THE EXERCISE:
Render the material again word for word, skipping the pictures in it.

* START SUPPLIED DATA *

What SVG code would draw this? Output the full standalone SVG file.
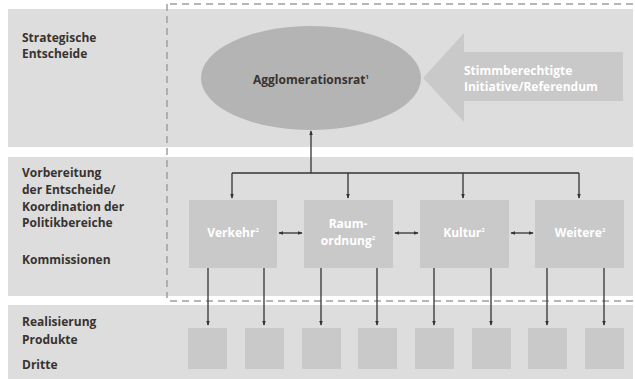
<svg xmlns="http://www.w3.org/2000/svg" width="635" height="379" viewBox="0 0 635 379">
<defs>
<marker id="ah" viewBox="0 0 8 8" refX="7" refY="4" markerWidth="5" markerHeight="5" orient="auto-start-reverse" markerUnits="userSpaceOnUse">
<path d="M0,1 L8,4 L0,7 Z" fill="#333"/>
</marker>
<style>
.band{fill:#dddddd}
.lbl{font-family:"Open Sans","Liberation Sans",sans-serif;font-weight:bold;font-size:12px;fill:#38332f}
.box{fill:#c9c9c9}
.wt{font-family:"Open Sans","Liberation Sans",sans-serif;font-weight:bold;font-size:12px;fill:#ffffff;text-anchor:middle}
.ln{stroke:#333;stroke-width:1.3;fill:none}
.dash{stroke:#a0a0a0;stroke-width:1.5;stroke-dasharray:7,5;fill:none}
</style>
</defs>
<rect width="635" height="379" fill="#ffffff"/>
<g id="bands">
<rect class="band" x="8" y="9" width="625" height="138"/>
<rect class="band" x="8" y="157" width="625" height="139"/>
<rect class="band" x="8" y="305" width="625" height="74"/>
</g>
<g id="dashframe">
<path class="dash" d="M170,4 H635"/>
<path class="dash" d="M167,4 V298"/>
<path class="dash" d="M170,301 H635"/>
</g>
<g id="labels">
<text class="lbl" x="22" y="42">Strategische</text>
<text class="lbl" x="22" y="58">Entscheide</text>
<text class="lbl" x="22" y="177">Vorbereitung</text>
<text class="lbl" x="22" y="194">der Entscheide/</text>
<text class="lbl" x="22" y="211">Koordination der</text>
<text class="lbl" x="22" y="227">Politikbereiche</text>
<text class="lbl" x="22" y="264">Kommissionen</text>
<text class="lbl" x="22" y="326">Realisierung</text>
<text class="lbl" x="22" y="344">Produkte</text>
<text class="lbl" x="22" y="369">Dritte</text>
</g>
<g id="agglomerationsrat">
<ellipse cx="311" cy="78" rx="110" ry="52" fill="#b4b4b4"/>
<text class="lbl" x="311" y="84" text-anchor="middle" font-size="12.5">Agglomerationsrat<tspan font-size="6" dy="-5">1</tspan></text>
</g>
<g id="stimmberechtigte">
<path d="M423,78 L464,33 L464,52 L623,52 L623,101 L464,101 L464,122 Z" fill="#c9c9c9"/>
<text class="wt" x="464" y="75" style="text-anchor:start">Stimmberechtigte</text>
<text class="wt" x="464" y="91" style="text-anchor:start">Initiative/Referendum</text>
</g>
<g id="verkehr">
<rect class="box" x="189" y="200" width="88" height="68"/>
<text class="wt" x="233" y="237">Verkehr<tspan font-size="6" dy="-5">2</tspan></text>
</g>
<g id="raumordnung">
<rect class="box" x="304" y="200" width="89" height="68"/>
<text class="wt" x="348" y="228">Raum-</text>
<text class="wt" x="348" y="245">ordnung<tspan font-size="6" dy="-5">2</tspan></text>
</g>
<g id="kultur">
<rect class="box" x="420" y="200" width="89" height="68"/>
<text class="wt" x="464" y="237">Kultur<tspan font-size="6" dy="-5">2</tspan></text>
</g>
<g id="weitere">
<rect class="box" x="535" y="200" width="89" height="68"/>
<text class="wt" x="580" y="237">Weitere<tspan font-size="6" dy="-5">2</tspan></text>
</g>
<g id="produkte">
<rect class="box" x="188" y="328" width="39" height="41"/>
<rect class="box" x="245" y="328" width="39" height="41"/>
<rect class="box" x="302" y="328" width="39" height="41"/>
<rect class="box" x="358" y="328" width="39" height="41"/>
<rect class="box" x="415" y="328" width="39" height="41"/>
<rect class="box" x="472" y="328" width="39" height="41"/>
<rect class="box" x="528" y="328" width="39" height="41"/>
<rect class="box" x="585" y="328" width="39" height="41"/>
</g>
<g id="connectors">
<path class="ln" d="M311,173 V131" marker-end="url(#ah)"/>
<path class="ln" d="M232,173 H579"/>
<path class="ln" d="M232,173 V198" marker-end="url(#ah)"/>
<path class="ln" d="M348,173 V198" marker-end="url(#ah)"/>
<path class="ln" d="M463,173 V198" marker-end="url(#ah)"/>
<path class="ln" d="M579,173 V198" marker-end="url(#ah)"/>
<path class="ln" d="M279,233 H302" marker-start="url(#ah)" marker-end="url(#ah)"/>
<path class="ln" d="M395,233 H418" marker-start="url(#ah)" marker-end="url(#ah)"/>
<path class="ln" d="M511,233 H533" marker-start="url(#ah)" marker-end="url(#ah)"/>
<path class="ln" d="M208,268 V325" marker-end="url(#ah)"/>
<path class="ln" d="M264,268 V325" marker-end="url(#ah)"/>
<path class="ln" d="M321,268 V325" marker-end="url(#ah)"/>
<path class="ln" d="M377,268 V325" marker-end="url(#ah)"/>
<path class="ln" d="M434,268 V325" marker-end="url(#ah)"/>
<path class="ln" d="M491,268 V325" marker-end="url(#ah)"/>
<path class="ln" d="M547,268 V325" marker-end="url(#ah)"/>
<path class="ln" d="M604,268 V325" marker-end="url(#ah)"/>
</g>
</svg>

* END SUPPLIED DATA *

WORKED ANSWER:
What SVG code would draw this? Output the full standalone SVG file.
<svg xmlns="http://www.w3.org/2000/svg" width="635" height="379" viewBox="0 0 635 379">
<defs>
<marker id="ah" viewBox="0 0 8 8" refX="7" refY="4" markerWidth="5" markerHeight="5" orient="auto-start-reverse" markerUnits="userSpaceOnUse">
<path d="M0,1 L8,4 L0,7 Z" fill="#333"/>
</marker>
<style>
.band{fill:#dddddd}
.lbl{font-family:"Open Sans","Liberation Sans",sans-serif;font-weight:bold;font-size:12px;fill:#38332f}
.box{fill:#c9c9c9}
.wt{font-family:"Open Sans","Liberation Sans",sans-serif;font-weight:bold;font-size:12px;fill:#ffffff;text-anchor:middle}
.ln{stroke:#333;stroke-width:1.3;fill:none}
.dash{stroke:#a0a0a0;stroke-width:1.5;stroke-dasharray:7,5;fill:none}
</style>
</defs>
<rect width="635" height="379" fill="#ffffff"/>
<g id="bands">
<rect class="band" x="8" y="9" width="625" height="138"/>
<rect class="band" x="8" y="157" width="625" height="139"/>
<rect class="band" x="8" y="305" width="625" height="74"/>
</g>
<g id="dashframe">
<path class="dash" d="M170,4 H635"/>
<path class="dash" d="M167,4 V298"/>
<path class="dash" d="M170,301 H635"/>
</g>
<g id="labels">
<text class="lbl" x="22" y="42">Strategische</text>
<text class="lbl" x="22" y="58">Entscheide</text>
<text class="lbl" x="22" y="177">Vorbereitung</text>
<text class="lbl" x="22" y="194">der Entscheide/</text>
<text class="lbl" x="22" y="211">Koordination der</text>
<text class="lbl" x="22" y="227">Politikbereiche</text>
<text class="lbl" x="22" y="264">Kommissionen</text>
<text class="lbl" x="22" y="326">Realisierung</text>
<text class="lbl" x="22" y="344">Produkte</text>
<text class="lbl" x="22" y="369">Dritte</text>
</g>
<g id="agglomerationsrat">
<ellipse cx="311" cy="78" rx="110" ry="52" fill="#b4b4b4"/>
<text class="lbl" x="311" y="84" text-anchor="middle" font-size="12.5">Agglomerationsrat<tspan font-size="6" dy="-5">1</tspan></text>
</g>
<g id="stimmberechtigte">
<path d="M423,78 L464,33 L464,52 L623,52 L623,101 L464,101 L464,122 Z" fill="#c9c9c9"/>
<text class="wt" x="464" y="75" style="text-anchor:start">Stimmberechtigte</text>
<text class="wt" x="464" y="91" style="text-anchor:start">Initiative/Referendum</text>
</g>
<g id="verkehr">
<rect class="box" x="189" y="200" width="88" height="68"/>
<text class="wt" x="233" y="237">Verkehr<tspan font-size="6" dy="-5">2</tspan></text>
</g>
<g id="raumordnung">
<rect class="box" x="304" y="200" width="89" height="68"/>
<text class="wt" x="348" y="228">Raum-</text>
<text class="wt" x="348" y="245">ordnung<tspan font-size="6" dy="-5">2</tspan></text>
</g>
<g id="kultur">
<rect class="box" x="420" y="200" width="89" height="68"/>
<text class="wt" x="464" y="237">Kultur<tspan font-size="6" dy="-5">2</tspan></text>
</g>
<g id="weitere">
<rect class="box" x="535" y="200" width="89" height="68"/>
<text class="wt" x="580" y="237">Weitere<tspan font-size="6" dy="-5">2</tspan></text>
</g>
<g id="produkte">
<rect class="box" x="188" y="328" width="39" height="41"/>
<rect class="box" x="245" y="328" width="39" height="41"/>
<rect class="box" x="302" y="328" width="39" height="41"/>
<rect class="box" x="358" y="328" width="39" height="41"/>
<rect class="box" x="415" y="328" width="39" height="41"/>
<rect class="box" x="472" y="328" width="39" height="41"/>
<rect class="box" x="528" y="328" width="39" height="41"/>
<rect class="box" x="585" y="328" width="39" height="41"/>
</g>
<g id="connectors">
<path class="ln" d="M311,173 V131" marker-end="url(#ah)"/>
<path class="ln" d="M232,173 H579"/>
<path class="ln" d="M232,173 V198" marker-end="url(#ah)"/>
<path class="ln" d="M348,173 V198" marker-end="url(#ah)"/>
<path class="ln" d="M463,173 V198" marker-end="url(#ah)"/>
<path class="ln" d="M579,173 V198" marker-end="url(#ah)"/>
<path class="ln" d="M279,233 H302" marker-start="url(#ah)" marker-end="url(#ah)"/>
<path class="ln" d="M395,233 H418" marker-start="url(#ah)" marker-end="url(#ah)"/>
<path class="ln" d="M511,233 H533" marker-start="url(#ah)" marker-end="url(#ah)"/>
<path class="ln" d="M208,268 V325" marker-end="url(#ah)"/>
<path class="ln" d="M264,268 V325" marker-end="url(#ah)"/>
<path class="ln" d="M321,268 V325" marker-end="url(#ah)"/>
<path class="ln" d="M377,268 V325" marker-end="url(#ah)"/>
<path class="ln" d="M434,268 V325" marker-end="url(#ah)"/>
<path class="ln" d="M491,268 V325" marker-end="url(#ah)"/>
<path class="ln" d="M547,268 V325" marker-end="url(#ah)"/>
<path class="ln" d="M604,268 V325" marker-end="url(#ah)"/>
</g>
</svg>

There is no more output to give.